In cross-fades, only the B-frame method works. And in cross-fades with motion, B-frames are better than nothing, but motion compensation is impaired.

The problem with those methods is that there's no general way to codec can know to use them. It would need to explicitly detect fades and apply special frame types any motion estimation modes.

PuzZLeR
20th July 2007, 19:59
Is there any combination of B-frames, MRFs, etc. one can add to the x264 settings to at least improve the situation in the interim?

I personally use alot of cross-fades, roll-fades, dimming transitions in my editing before encoding the final clip. (Masks out "imperfections" from television content.)

akupenguin
20th July 2007, 20:22
Force B-frames by munging the 2pass statsfile, and enable --weightb. Make sure the fade is precisely linear, and make sure your start and end frame numbers are exactly right; any deviation requires lots of residual. If your fade is longer than 16 frames, you'll need to lift x264's restriction on 16 consecutive B-frames, or sacrifice some compression by putting extra I-frames in there.

e.g. 1st pass decides:
IbPbPbPbPbPbPbPbbbPbbbP... (display order)
^black ^full brightness

change it to:
IbbbbbbbbbbbbbibbbPbbbP...

PuzZLeR
21st July 2007, 06:09
Clever. Makes sense.

Now you got me adjusting my editing in advance. Probably an ounce of prevention may create a pound of compression later...

Something to experiment with... thanks!

Zanthra
23rd July 2007, 07:05
So all frame descisions are done on the macroblock level? There is no way to "normalize" the difference of the whole frame, and detect the fade?

Also out of sheer curiocity, would allowing the encoder to give values for a y=mx+b luminocity change over all pixels in a macroblock help? Some cases where luminocity is changing in a video can get pretty high bitrate, even though the change in luminocity falls in a simple mathematical function.

akupenguin
23rd July 2007, 07:26
If you have decided frame types, then detecting P-frames with a uniform change in brightness is possible, and you can then enable explicit weighted prediction. (See a very old patch (http://akuvian.org/src/x264/x264_wpredp.0.diff) I never finished.) But I don't know how to efficiently decide the optimal sequence of frame types.
I have a perhaps irrational aversion to heuristics where the property controlled has no causal relationship with the metric controlling it. (This is also the reason Haali's AQ isn't in mainline.) So while I said that using lots of B-frames in fades is (sometimes) good, I don't want to pack the codec with cases like "detect a fade and force lots of B-frames".

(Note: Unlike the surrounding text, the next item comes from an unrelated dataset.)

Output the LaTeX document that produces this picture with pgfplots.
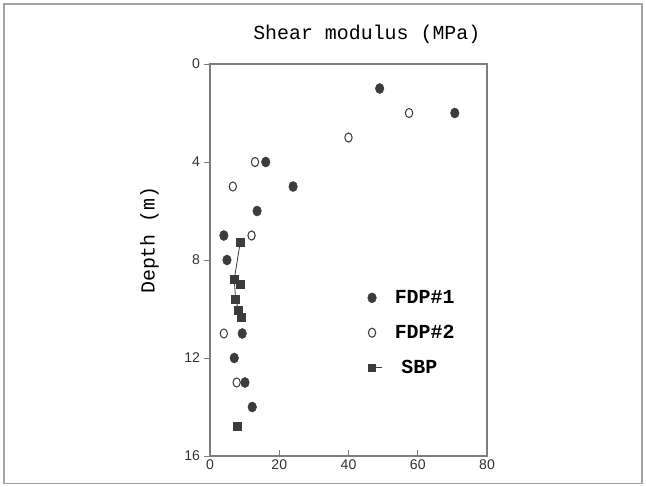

y=mx+b can only be applied to a whole reference frame, you can't set the coefficients indepedently per macroblock. If only part of a frame is changing illumination, the best you can do is use multiple reference frames, and weight some of them according to the illuminated section and others according to the background. (Actually if I read the standard correctly, you can also put one reference frame in multiple slots of the reference list, each with different weights. But you still have to segment the frame into a few regions with constant weights.)

burfadel
23rd July 2007, 09:23
You could have a setting that say, increases the b-frame bias on possible fade detection. That is, if a possible fade is detected, it increases the b-frame bias to say 40 (or mode correctly, 40 extra bias points). That way, if it is not a fade, it shouldn't notoceably affect the picture under that scenario. You could include this as an option only, until a better method (if possible) is found. Just an idea, its not perfect but it should reduce the bitrate penalty quite a lot. This could be an option categorised under b-frame bias options, therefore its use can be considered cautionary like adjusting the b-frame bias.

A suggestion also is to call it say 'Increase b-frame bias on detected fades' or something, and have a low, medium and high settings (say 20, 40, and 60)

If the output filesize is not corectly calculable even with a 2 pass encode, it could be an option thats only available in constant quality/quantiser modes. The same goes for the AQ patch in the standard builds.

Sagittaire
23rd July 2007, 15:10
If you have decided frame types, then detecting P-frames with a uniform change in brightness is possible, and you can then enable explicit weighted prediction. (See a very old patch (http://akuvian.org/src/x264/x264_wpredp.0.diff) I never finished.) But I don't know how to efficiently decide the optimal sequence of frame types.
I have a perhaps irrational aversion to heuristics where the property controlled has no causal relationship with the metric controlling it. (This is also the reason Haali's AQ isn't in mainline.) So while I said that using lots of B-frames in fades is (sometimes) good, I don't want to pack the codec with cases like "detect a fade and force lots of B-frames".


I think that in these particulars sequencies RDO for frame type decision could be a very good way. Why not wpred for pframe in x264? perhaps a futur good implementation but perhaps more complex than wpred for bframe.